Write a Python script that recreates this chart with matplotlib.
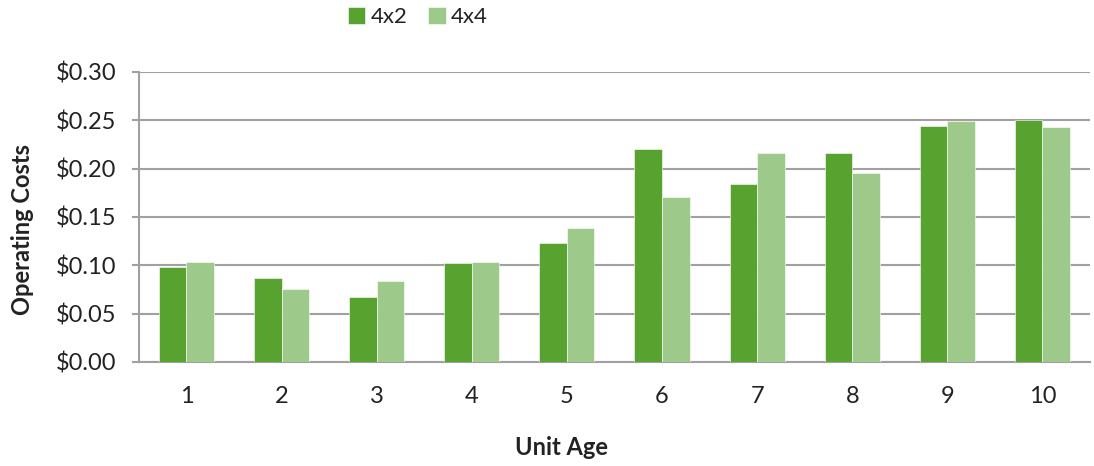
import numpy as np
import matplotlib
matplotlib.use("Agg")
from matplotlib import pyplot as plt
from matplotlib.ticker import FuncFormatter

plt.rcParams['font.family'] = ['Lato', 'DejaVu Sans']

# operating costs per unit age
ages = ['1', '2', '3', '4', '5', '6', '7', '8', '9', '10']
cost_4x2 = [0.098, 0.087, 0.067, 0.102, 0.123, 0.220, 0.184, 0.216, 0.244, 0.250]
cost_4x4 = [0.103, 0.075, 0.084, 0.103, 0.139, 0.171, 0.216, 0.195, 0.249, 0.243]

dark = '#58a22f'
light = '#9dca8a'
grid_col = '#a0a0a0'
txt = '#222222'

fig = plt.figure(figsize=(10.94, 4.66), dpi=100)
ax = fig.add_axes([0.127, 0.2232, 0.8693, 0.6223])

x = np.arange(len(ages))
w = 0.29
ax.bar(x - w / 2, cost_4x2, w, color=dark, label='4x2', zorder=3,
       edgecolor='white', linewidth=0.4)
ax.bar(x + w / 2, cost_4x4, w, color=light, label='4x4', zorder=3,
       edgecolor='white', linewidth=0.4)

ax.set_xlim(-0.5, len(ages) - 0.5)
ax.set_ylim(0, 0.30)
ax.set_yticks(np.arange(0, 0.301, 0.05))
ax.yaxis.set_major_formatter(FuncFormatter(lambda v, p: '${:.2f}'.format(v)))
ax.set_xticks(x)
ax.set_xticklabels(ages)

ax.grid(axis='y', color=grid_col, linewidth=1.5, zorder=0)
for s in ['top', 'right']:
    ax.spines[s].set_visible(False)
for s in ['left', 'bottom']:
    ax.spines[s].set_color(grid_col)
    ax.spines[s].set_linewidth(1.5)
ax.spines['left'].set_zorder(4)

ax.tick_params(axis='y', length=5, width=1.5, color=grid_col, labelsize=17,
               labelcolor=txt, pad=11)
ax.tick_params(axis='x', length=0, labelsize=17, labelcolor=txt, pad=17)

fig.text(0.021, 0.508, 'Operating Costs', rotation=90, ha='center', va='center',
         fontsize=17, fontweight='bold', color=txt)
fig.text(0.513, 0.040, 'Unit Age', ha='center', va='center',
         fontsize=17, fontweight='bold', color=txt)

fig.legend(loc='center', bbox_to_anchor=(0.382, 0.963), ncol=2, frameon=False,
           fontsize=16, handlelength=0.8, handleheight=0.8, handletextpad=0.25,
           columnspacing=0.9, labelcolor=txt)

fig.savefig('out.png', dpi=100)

> TO DO
Every line from the top of the material above through the line with "plt.rcParams['font.family'] = ['Lato', 'DejaVu" should be duplicated exactly, please; leave out the pictures.

> CORRECT RESULT
Write a Python script that recreates this chart with matplotlib.
import numpy as np
import matplotlib
matplotlib.use("Agg")
from matplotlib import pyplot as plt
from matplotlib.ticker import FuncFormatter

plt.rcParams['font.family'] = ['Lato', 'DejaVu Sans']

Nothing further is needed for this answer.